#### [Source code of charts]
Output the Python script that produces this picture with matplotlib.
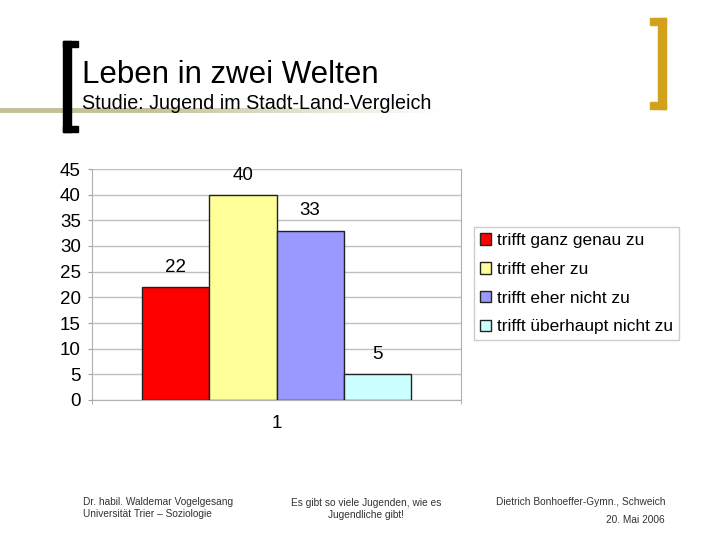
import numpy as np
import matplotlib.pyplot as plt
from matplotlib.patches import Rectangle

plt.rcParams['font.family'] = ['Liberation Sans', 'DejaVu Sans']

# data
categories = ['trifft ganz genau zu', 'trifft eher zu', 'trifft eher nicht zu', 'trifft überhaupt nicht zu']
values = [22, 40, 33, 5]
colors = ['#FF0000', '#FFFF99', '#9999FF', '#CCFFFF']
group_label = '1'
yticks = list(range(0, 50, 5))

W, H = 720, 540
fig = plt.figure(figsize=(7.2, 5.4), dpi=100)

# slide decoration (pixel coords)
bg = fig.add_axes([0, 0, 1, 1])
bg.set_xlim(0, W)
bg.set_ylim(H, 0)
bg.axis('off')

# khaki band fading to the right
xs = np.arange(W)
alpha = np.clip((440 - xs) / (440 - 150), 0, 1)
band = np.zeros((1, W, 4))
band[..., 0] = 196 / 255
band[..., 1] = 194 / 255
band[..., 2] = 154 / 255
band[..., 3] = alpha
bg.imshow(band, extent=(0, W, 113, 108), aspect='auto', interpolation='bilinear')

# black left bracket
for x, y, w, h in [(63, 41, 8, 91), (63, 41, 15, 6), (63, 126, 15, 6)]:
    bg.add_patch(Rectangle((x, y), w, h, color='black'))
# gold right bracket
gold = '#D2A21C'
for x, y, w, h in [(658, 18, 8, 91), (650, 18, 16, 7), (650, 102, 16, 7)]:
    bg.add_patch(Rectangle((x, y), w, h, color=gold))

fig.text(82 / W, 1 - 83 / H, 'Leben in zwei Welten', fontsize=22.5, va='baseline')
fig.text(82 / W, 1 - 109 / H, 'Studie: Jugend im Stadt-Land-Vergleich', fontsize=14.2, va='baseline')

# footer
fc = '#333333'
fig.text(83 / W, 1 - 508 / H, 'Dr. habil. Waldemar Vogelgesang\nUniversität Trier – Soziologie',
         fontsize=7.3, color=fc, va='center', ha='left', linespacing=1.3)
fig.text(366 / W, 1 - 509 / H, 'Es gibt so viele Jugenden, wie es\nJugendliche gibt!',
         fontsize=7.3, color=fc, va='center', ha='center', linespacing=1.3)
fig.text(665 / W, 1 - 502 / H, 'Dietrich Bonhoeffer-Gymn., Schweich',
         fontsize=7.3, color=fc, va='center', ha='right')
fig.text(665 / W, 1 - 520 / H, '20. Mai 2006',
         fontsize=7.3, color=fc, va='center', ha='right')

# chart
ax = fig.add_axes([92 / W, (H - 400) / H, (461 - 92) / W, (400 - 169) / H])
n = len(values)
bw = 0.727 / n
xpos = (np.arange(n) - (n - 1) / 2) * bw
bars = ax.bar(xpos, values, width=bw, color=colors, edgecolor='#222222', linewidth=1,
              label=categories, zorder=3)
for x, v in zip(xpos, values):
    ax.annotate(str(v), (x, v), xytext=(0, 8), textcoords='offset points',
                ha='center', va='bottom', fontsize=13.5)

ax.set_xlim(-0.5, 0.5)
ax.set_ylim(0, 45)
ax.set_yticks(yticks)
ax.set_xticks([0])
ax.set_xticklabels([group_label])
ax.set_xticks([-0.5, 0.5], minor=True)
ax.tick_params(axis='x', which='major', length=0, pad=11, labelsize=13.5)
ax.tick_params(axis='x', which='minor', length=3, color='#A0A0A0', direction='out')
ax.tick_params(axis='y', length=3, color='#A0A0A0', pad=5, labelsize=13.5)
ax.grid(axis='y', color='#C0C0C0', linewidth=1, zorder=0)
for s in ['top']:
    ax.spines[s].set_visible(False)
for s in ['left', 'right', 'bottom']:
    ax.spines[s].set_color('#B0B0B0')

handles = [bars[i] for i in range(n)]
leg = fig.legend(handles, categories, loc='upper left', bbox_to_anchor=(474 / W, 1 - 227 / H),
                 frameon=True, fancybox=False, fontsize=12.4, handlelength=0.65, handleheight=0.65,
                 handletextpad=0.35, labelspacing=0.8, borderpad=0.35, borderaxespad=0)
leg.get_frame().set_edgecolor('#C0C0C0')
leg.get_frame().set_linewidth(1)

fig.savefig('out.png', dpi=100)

==

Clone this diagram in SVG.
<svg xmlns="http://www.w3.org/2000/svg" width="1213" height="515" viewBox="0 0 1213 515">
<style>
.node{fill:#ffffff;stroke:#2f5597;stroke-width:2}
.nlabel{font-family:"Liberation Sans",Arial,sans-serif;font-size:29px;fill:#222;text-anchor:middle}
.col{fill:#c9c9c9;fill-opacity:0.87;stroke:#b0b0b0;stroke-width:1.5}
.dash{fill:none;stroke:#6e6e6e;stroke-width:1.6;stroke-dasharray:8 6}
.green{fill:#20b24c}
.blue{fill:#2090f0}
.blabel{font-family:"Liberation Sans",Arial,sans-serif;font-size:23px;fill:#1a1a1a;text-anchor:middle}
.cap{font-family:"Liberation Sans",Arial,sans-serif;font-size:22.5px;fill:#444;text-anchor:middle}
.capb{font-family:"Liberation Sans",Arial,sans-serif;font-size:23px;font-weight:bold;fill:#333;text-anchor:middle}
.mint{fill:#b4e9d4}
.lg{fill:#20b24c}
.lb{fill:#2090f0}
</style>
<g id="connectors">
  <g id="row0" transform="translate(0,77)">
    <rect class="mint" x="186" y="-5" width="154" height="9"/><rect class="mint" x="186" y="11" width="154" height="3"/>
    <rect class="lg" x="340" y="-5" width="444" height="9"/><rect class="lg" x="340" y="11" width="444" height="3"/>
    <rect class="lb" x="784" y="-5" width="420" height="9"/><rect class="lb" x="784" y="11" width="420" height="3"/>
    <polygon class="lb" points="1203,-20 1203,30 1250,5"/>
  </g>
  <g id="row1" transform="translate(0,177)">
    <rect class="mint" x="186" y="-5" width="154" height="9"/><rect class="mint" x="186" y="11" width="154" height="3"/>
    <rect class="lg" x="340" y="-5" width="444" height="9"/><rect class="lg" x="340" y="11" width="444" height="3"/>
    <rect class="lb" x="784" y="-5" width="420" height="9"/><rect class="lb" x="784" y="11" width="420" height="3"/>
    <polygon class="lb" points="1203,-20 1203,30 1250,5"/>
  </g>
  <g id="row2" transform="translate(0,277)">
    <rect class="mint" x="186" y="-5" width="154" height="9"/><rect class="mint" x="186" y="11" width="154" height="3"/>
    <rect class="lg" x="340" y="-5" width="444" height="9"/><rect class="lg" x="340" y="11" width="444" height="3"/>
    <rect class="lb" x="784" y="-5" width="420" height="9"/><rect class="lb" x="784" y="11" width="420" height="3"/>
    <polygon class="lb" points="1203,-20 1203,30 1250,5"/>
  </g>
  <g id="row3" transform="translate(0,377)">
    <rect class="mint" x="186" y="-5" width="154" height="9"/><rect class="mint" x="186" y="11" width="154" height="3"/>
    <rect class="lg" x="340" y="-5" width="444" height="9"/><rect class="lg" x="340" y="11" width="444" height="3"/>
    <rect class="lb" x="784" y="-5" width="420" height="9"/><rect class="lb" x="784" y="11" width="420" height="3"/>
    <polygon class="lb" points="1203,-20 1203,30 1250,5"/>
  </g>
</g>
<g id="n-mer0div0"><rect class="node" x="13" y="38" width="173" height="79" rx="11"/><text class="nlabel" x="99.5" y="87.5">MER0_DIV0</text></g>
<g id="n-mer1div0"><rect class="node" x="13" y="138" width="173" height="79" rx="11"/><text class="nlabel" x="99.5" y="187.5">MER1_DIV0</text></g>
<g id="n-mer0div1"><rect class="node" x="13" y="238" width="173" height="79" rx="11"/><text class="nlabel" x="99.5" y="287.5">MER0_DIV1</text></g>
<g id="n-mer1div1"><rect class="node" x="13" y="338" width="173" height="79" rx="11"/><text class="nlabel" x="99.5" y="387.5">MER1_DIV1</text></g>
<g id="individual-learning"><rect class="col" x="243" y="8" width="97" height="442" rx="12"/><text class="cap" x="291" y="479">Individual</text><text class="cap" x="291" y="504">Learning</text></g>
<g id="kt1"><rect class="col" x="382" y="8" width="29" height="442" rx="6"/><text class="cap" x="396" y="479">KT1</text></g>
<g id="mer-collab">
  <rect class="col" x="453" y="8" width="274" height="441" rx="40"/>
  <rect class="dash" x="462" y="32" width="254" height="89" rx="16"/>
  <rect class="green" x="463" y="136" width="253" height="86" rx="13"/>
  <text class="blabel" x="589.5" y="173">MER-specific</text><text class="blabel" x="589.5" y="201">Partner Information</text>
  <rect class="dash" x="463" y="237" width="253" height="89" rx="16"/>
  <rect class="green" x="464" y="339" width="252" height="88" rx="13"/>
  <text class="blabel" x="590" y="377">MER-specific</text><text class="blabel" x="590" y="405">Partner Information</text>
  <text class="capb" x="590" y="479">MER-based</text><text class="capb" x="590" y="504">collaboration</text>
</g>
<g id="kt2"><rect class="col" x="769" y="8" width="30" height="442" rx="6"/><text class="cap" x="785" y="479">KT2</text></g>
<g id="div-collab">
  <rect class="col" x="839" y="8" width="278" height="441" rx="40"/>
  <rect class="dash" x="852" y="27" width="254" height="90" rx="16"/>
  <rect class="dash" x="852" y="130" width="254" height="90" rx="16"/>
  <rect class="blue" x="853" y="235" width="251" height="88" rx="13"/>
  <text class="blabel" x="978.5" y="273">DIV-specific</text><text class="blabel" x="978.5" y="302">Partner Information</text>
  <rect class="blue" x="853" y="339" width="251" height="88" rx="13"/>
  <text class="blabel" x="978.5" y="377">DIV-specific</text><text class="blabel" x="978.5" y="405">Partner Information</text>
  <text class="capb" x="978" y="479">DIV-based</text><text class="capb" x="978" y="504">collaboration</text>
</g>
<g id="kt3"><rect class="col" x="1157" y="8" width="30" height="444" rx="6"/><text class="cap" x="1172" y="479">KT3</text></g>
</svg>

#### [What is needed]
Copy word for word only the lines above from the one with "Output the Python" through the one with "bg.axis('off')". Leave pictures out.

#### [Result of the exercise]
Output the Python script that produces this picture with matplotlib.
import numpy as np
import matplotlib.pyplot as plt
from matplotlib.patches import Rectangle

plt.rcParams['font.family'] = ['Liberation Sans', 'DejaVu Sans']

# data
categories = ['trifft ganz genau zu', 'trifft eher zu', 'trifft eher nicht zu', 'trifft überhaupt nicht zu']
values = [22, 40, 33, 5]
colors = ['#FF0000', '#FFFF99', '#9999FF', '#CCFFFF']
group_label = '1'
yticks = list(range(0, 50, 5))

W, H = 720, 540
fig = plt.figure(figsize=(7.2, 5.4), dpi=100)

# slide decoration (pixel coords)
bg = fig.add_axes([0, 0, 1, 1])
bg.set_xlim(0, W)
bg.set_ylim(H, 0)
bg.axis('off')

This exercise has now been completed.